▶ **TASK BRIEF**
Without the images, write out the whole listing exactly.

▶ **SUPPLIED DATA**

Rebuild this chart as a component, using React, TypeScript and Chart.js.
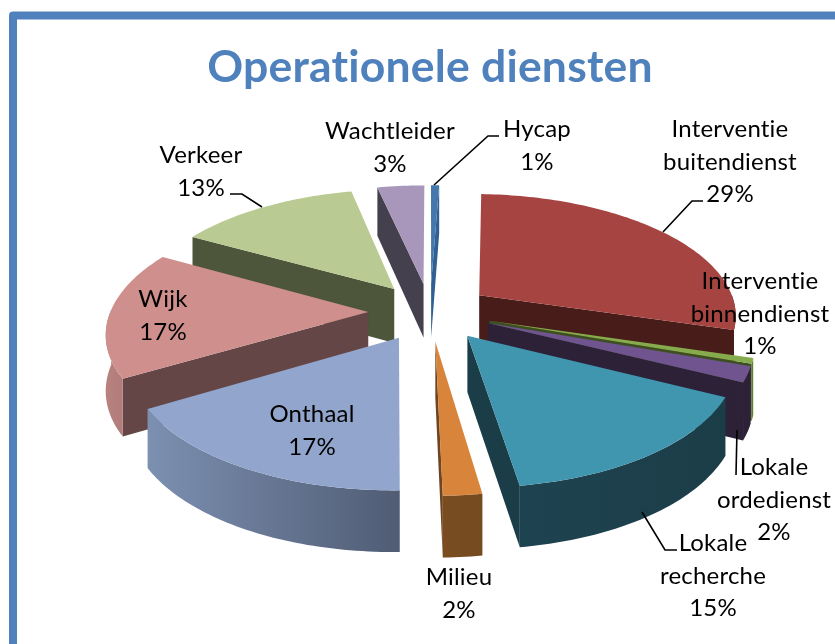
import React, { useEffect, useRef } from "react";
import { Chart, registerables } from "chart.js";

Chart.register(...registerables);

const categories = [
  "Hycap",
  "Interventie buitendienst",
  "Interventie binnendienst",
  "Lokale ordedienst",
  "Lokale recherche",
  "Milieu",
  "Onthaal",
  "Wijk",
  "Verkeer",
  "Wachtleider",
];
const shares = [0.6, 29, 0.7, 2, 15.3, 2, 16.8, 16.6, 13.4, 3.45];

const topColors = ["#4377AD", "#A64441", "#86AB4C", "#705490", "#4096AE", "#D9843B", "#92A6CD", "#CF8F8D", "#B9CB92", "#A897BB"];
const faceColors = ["#2F5F93", "#481C19", "#3C4F20", "#2D2138", "#1B3D48", "#6E4520", "#5A6A88", "#654646", "#4D553A", "#45404E"];
const wallLeft = ["#2F5F93", "#4A1C19", "#5F8030", "#2D2138", "#1E4350", "#7A4C20", "#7C90B1", "#B9827F", "#4D553A", "#45404E"];
const wallRight = ["#2F5F93", "#481C19", "#5F8030", "#2D2138", "#1B3D48", "#744A20", "#505C74", "#B07C7A", "#4D553A", "#45404E"];

// label placement, in slice order: centre of the text block
const labelCentres = [
  [537, 146], [730, 162], [760, 314], [774, 500], [713, 576],
  [459, 594], [312, 431], [163, 316], [201, 172], [390, 148],
];
const leaders = [
  [[434, 185], [488, 136], [499, 136]],
  [[663, 232], [692, 201], [703, 201]],
  [],
  [[737, 430], [736, 475]],
  [[642, 512], [665, 550], [677, 550]],
  [], [], [],
  [[230, 194], [242, 194], [262, 207]],
  [],
];

const EXPLODE_OFFSET = 45.4;
const SCALE_X = 1.36;
const SCALE_Y = 0.638;
const PERSPECTIVE = 0.15;
const DEPTH = 55;
const LABEL_FONT = '24px Lato, "Open Sans", sans-serif';
const LINE_HEIGHT = 32.5;

const pie3d = {
  id: "pie3d",
  beforeDraw(chart: any) {
    const { ctx } = chart;
    ctx.save();
    ctx.strokeStyle = "#4F81BD";
    ctx.lineWidth = 8;
    ctx.lineJoin = "round";
    ctx.strokeRect(13, 15.5, 1000, 1000);
    ctx.restore();
    // a non-zero tracking stops the "ti" ligature of the font
    ctx.letterSpacing = "0.2px";
  },
  beforeDatasetsDraw(chart: any) {
    const { ctx } = chart;
    const arcs = chart.getDatasetMeta(0).data;

    const project = (el: any, u: number, v: number) => {
      const k = 1 / (1 - PERSPECTIVE * v);
      const R = el.outerRadius;
      return [el.x + R * SCALE_X * u * k, el.y + R * SCALE_Y * v * k];
    };

    const order = arcs
      .map((el: any, i: number) => ({ el, i, key: Math.sin((el.startAngle + el.endAngle) / 2) }))
      .sort((a: any, b: any) => a.key - b.key);

    for (const { el, i } of order) {
      const a = el.startAngle;
      const b = el.endAngle;
      const mid = (a + b) / 2;
      const e = el.options.offset / el.outerRadius;
      const ou = Math.cos(mid) * e;
      const ov = Math.sin(mid) * e;
      const pt = (ang: number) => {
        const u = ou + Math.cos(ang);
        const v = ov + Math.sin(ang);
        return { p: project(el, u, v), v, ang };
      };
      const drop = (q: any) => [q.p[0], q.p[1] + DEPTH * (1 + 0.1 * q.v)];
      const apex = { p: project(el, ou, ov), v: ov, ang: mid };
      const steps = Math.max(4, Math.ceil((b - a) / 0.02));
      const rim: any[] = [];
      for (let s = 0; s <= steps; s++) rim.push(pt(a + ((b - a) * s) / steps));

      const fillPoly = (pts: number[][], fill: any) => {
        ctx.beginPath();
        pts.forEach((q, n) => (n ? ctx.lineTo(q[0], q[1]) : ctx.moveTo(q[0], q[1])));
        ctx.closePath();
        ctx.fillStyle = fill;
        ctx.fill();
      };

      // cut faces seen by the viewer
      if (Math.cos(a) < 0) {
        const q = rim[0];
        fillPoly([apex.p, q.p, drop(q), drop(apex)], faceColors[i]);
      }
      if (Math.cos(b) > 0) {
        const q = rim[rim.length - 1];
        fillPoly([apex.p, q.p, drop(q), drop(apex)], faceColors[i]);
      }

      // outer wall, front part of the rim
      const front = rim.filter((q) => Math.sin(q.ang) >= -0.02);
      if (front.length > 1) {
        const pts = [...front.map((q) => q.p), ...front.slice().reverse().map(drop)];
        const xs = pts.map((q) => q[0]);
        const g = ctx.createLinearGradient(Math.min(...xs), 0, Math.max(...xs), 0);
        g.addColorStop(0, wallLeft[i]);
        g.addColorStop(1, wallRight[i]);
        fillPoly(pts, g);
      }

      // top of the slice
      fillPoly([apex.p, ...rim.map((q) => q.p)], el.options.backgroundColor);
    }

    // leader lines
    ctx.save();
    ctx.strokeStyle = "#000";
    ctx.lineWidth = 1.6;
    for (const line of leaders) {
      if (!line.length) continue;
      ctx.beginPath();
      line.forEach((q, n) => (n ? ctx.lineTo(q[0], q[1]) : ctx.moveTo(q[0], q[1])));
      ctx.stroke();
    }
    ctx.restore();

    // labels
    const values = chart.data.datasets[0].data;
    const total = values.reduce((s: number, x: number) => s + x, 0);
    ctx.save();
    ctx.font = LABEL_FONT;
    ctx.fillStyle = "#000";
    ctx.textAlign = "center";
    ctx.textBaseline = "middle";
    chart.data.labels.forEach((name: string, i: number) => {
      const lines = [...name.split(" "), `${Math.round((values[i] / total) * 100)}%`];
      const [cx, cy] = labelCentres[i];
      lines.forEach((t, n) => {
        ctx.fillText(t, cx, cy + (n - (lines.length - 1) / 2) * LINE_HEIGHT);
      });
    });
    ctx.restore();
    return false;
  },
};

export default function App() {
  const ref = useRef<HTMLCanvasElement>(null);
  useEffect(() => {
    const chart = new Chart(ref.current as HTMLCanvasElement, {
      type: "pie",
      data: {
        labels: categories,
        datasets: [
          {
            data: shares,
            backgroundColor: topColors,
            borderWidth: 0,
            offset: EXPLODE_OFFSET,
          },
        ],
      },
      options: {
        responsive: false,
        animation: false,
        layout: { padding: { left: 25, bottom: 120 } },
        events: [],
        plugins: {
          legend: { display: false },
          tooltip: { enabled: false },
          title: {
            display: true,
            fullSize: false,
            text: "Operationele diensten",
            color: "#4F81BD",
            font: { family: 'Lato, "Open Sans", sans-serif', size: 44.5, weight: "bold" },
            padding: { top: 41, bottom: 5 },
          },
        },
      },
      plugins: [pie3d],
    } as any);
    return () => chart.destroy();
  }, []);
  return (
    <div style={{ position: "fixed", left: 0, top: 0, width: 835, height: 644, background: "#fff", overflow: "hidden" }}>
      <canvas ref={ref} width={835} height={644} style={{ display: "block" }} />
    </div>
  );
}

▶ **REPLY TO THE EXERCISE**
Rebuild this chart as a component, using React, TypeScript and Chart.js.
import React, { useEffect, useRef } from "react";
import { Chart, registerables } from "chart.js";

Chart.register(...registerables);

const categories = [
  "Hycap",
  "Interventie buitendienst",
  "Interventie binnendienst",
  "Lokale ordedienst",
  "Lokale recherche",
  "Milieu",
  "Onthaal",
  "Wijk",
  "Verkeer",
  "Wachtleider",
];
const shares = [0.6, 29, 0.7, 2, 15.3, 2, 16.8, 16.6, 13.4, 3.45];

const topColors = ["#4377AD", "#A64441", "#86AB4C", "#705490", "#4096AE", "#D9843B", "#92A6CD", "#CF8F8D", "#B9CB92", "#A897BB"];
const faceColors = ["#2F5F93", "#481C19", "#3C4F20", "#2D2138", "#1B3D48", "#6E4520", "#5A6A88", "#654646", "#4D553A", "#45404E"];
const wallLeft = ["#2F5F93", "#4A1C19", "#5F8030", "#2D2138", "#1E4350", "#7A4C20", "#7C90B1", "#B9827F", "#4D553A", "#45404E"];
const wallRight = ["#2F5F93", "#481C19", "#5F8030", "#2D2138", "#1B3D48", "#744A20", "#505C74", "#B07C7A", "#4D553A", "#45404E"];

// label placement, in slice order: centre of the text block
const labelCentres = [
  [537, 146], [730, 162], [760, 314], [774, 500], [713, 576],
  [459, 594], [312, 431], [163, 316], [201, 172], [390, 148],
];
const leaders = [
  [[434, 185], [488, 136], [499, 136]],
  [[663, 232], [692, 201], [703, 201]],
  [],
  [[737, 430], [736, 475]],
  [[642, 512], [665, 550], [677, 550]],
  [], [], [],
  [[230, 194], [242, 194], [262, 207]],
  [],
];

const EXPLODE_OFFSET = 45.4;
const SCALE_X = 1.36;
const SCALE_Y = 0.638;
const PERSPECTIVE = 0.15;
const DEPTH = 55;
const LABEL_FONT = '24px Lato, "Open Sans", sans-serif';
const LINE_HEIGHT = 32.5;

const pie3d = {
  id: "pie3d",
  beforeDraw(chart: any) {
    const { ctx } = chart;
    ctx.save();
    ctx.strokeStyle = "#4F81BD";
    ctx.lineWidth = 8;
    ctx.lineJoin = "round";
    ctx.strokeRect(13, 15.5, 1000, 1000);
    ctx.restore();
    // a non-zero tracking stops the "ti" ligature of the font
    ctx.letterSpacing = "0.2px";
  },
  beforeDatasetsDraw(chart: any) {
    const { ctx } = chart;
    const arcs = chart.getDatasetMeta(0).data;

    const project = (el: any, u: number, v: number) => {
      const k = 1 / (1 - PERSPECTIVE * v);
      const R = el.outerRadius;
      return [el.x + R * SCALE_X * u * k, el.y + R * SCALE_Y * v * k];
    };

    const order = arcs
      .map((el: any, i: number) => ({ el, i, key: Math.sin((el.startAngle + el.endAngle) / 2) }))
      .sort((a: any, b: any) => a.key - b.key);

    for (const { el, i } of order) {
      const a = el.startAngle;
      const b = el.endAngle;
      const mid = (a + b) / 2;
      const e = el.options.offset / el.outerRadius;
      const ou = Math.cos(mid) * e;
      const ov = Math.sin(mid) * e;
      const pt = (ang: number) => {
        const u = ou + Math.cos(ang);
        const v = ov + Math.sin(ang);
        return { p: project(el, u, v), v, ang };
      };
      const drop = (q: any) => [q.p[0], q.p[1] + DEPTH * (1 + 0.1 * q.v)];
      const apex = { p: project(el, ou, ov), v: ov, ang: mid };
      const steps = Math.max(4, Math.ceil((b - a) / 0.02));
      const rim: any[] = [];
      for (let s = 0; s <= steps; s++) rim.push(pt(a + ((b - a) * s) / steps));

      const fillPoly = (pts: number[][], fill: any) => {
        ctx.beginPath();
        pts.forEach((q, n) => (n ? ctx.lineTo(q[0], q[1]) : ctx.moveTo(q[0], q[1])));
        ctx.closePath();
        ctx.fillStyle = fill;
        ctx.fill();
      };

      // cut faces seen by the viewer
      if (Math.cos(a) < 0) {
        const q = rim[0];
        fillPoly([apex.p, q.p, drop(q), drop(apex)], faceColors[i]);
      }
      if (Math.cos(b) > 0) {
        const q = rim[rim.length - 1];
        fillPoly([apex.p, q.p, drop(q), drop(apex)], faceColors[i]);
      }

      // outer wall, front part of the rim
      const front = rim.filter((q) => Math.sin(q.ang) >= -0.02);
      if (front.length > 1) {
        const pts = [...front.map((q) => q.p), ...front.slice().reverse().map(drop)];
        const xs = pts.map((q) => q[0]);
        const g = ctx.createLinearGradient(Math.min(...xs), 0, Math.max(...xs), 0);
        g.addColorStop(0, wallLeft[i]);
        g.addColorStop(1, wallRight[i]);
        fillPoly(pts, g);
      }

      // top of the slice
      fillPoly([apex.p, ...rim.map((q) => q.p)], el.options.backgroundColor);
    }

    // leader lines
    ctx.save();
    ctx.strokeStyle = "#000";
    ctx.lineWidth = 1.6;
    for (const line of leaders) {
      if (!line.length) continue;
      ctx.beginPath();
      line.forEach((q, n) => (n ? ctx.lineTo(q[0], q[1]) : ctx.moveTo(q[0], q[1])));
      ctx.stroke();
    }
    ctx.restore();

    // labels
    const values = chart.data.datasets[0].data;
    const total = values.reduce((s: number, x: number) => s + x, 0);
    ctx.save();
    ctx.font = LABEL_FONT;
    ctx.fillStyle = "#000";
    ctx.textAlign = "center";
    ctx.textBaseline = "middle";
    chart.data.labels.forEach((name: string, i: number) => {
      const lines = [...name.split(" "), `${Math.round((values[i] / total) * 100)}%`];
      const [cx, cy] = labelCentres[i];
      lines.forEach((t, n) => {
        ctx.fillText(t, cx, cy + (n - (lines.length - 1) / 2) * LINE_HEIGHT);
      });
    });
    ctx.restore();
    return false;
  },
};

export default function App() {
  const ref = useRef<HTMLCanvasElement>(null);
  useEffect(() => {
    const chart = new Chart(ref.current as HTMLCanvasElement, {
      type: "pie",
      data: {
        labels: categories,
        datasets: [
          {
            data: shares,
            backgroundColor: topColors,
            borderWidth: 0,
            offset: EXPLODE_OFFSET,
          },
        ],
      },
      options: {
        responsive: false,
        animation: false,
        layout: { padding: { left: 25, bottom: 120 } },
        events: [],
        plugins: {
          legend: { display: false },
          tooltip: { enabled: false },
          title: {
            display: true,
            fullSize: false,
            text: "Operationele diensten",
            color: "#4F81BD",
            font: { family: 'Lato, "Open Sans", sans-serif', size: 44.5, weight: "bold" },
            padding: { top: 41, bottom: 5 },
          },
        },
      },
      plugins: [pie3d],
    } as any);
    return () => chart.destroy();
  }, []);
  return (
    <div style={{ position: "fixed", left: 0, top: 0, width: 835, height: 644, background: "#fff", overflow: "hidden" }}>
      <canvas ref={ref} width={835} height={644} style={{ display: "block" }} />
    </div>
  );
}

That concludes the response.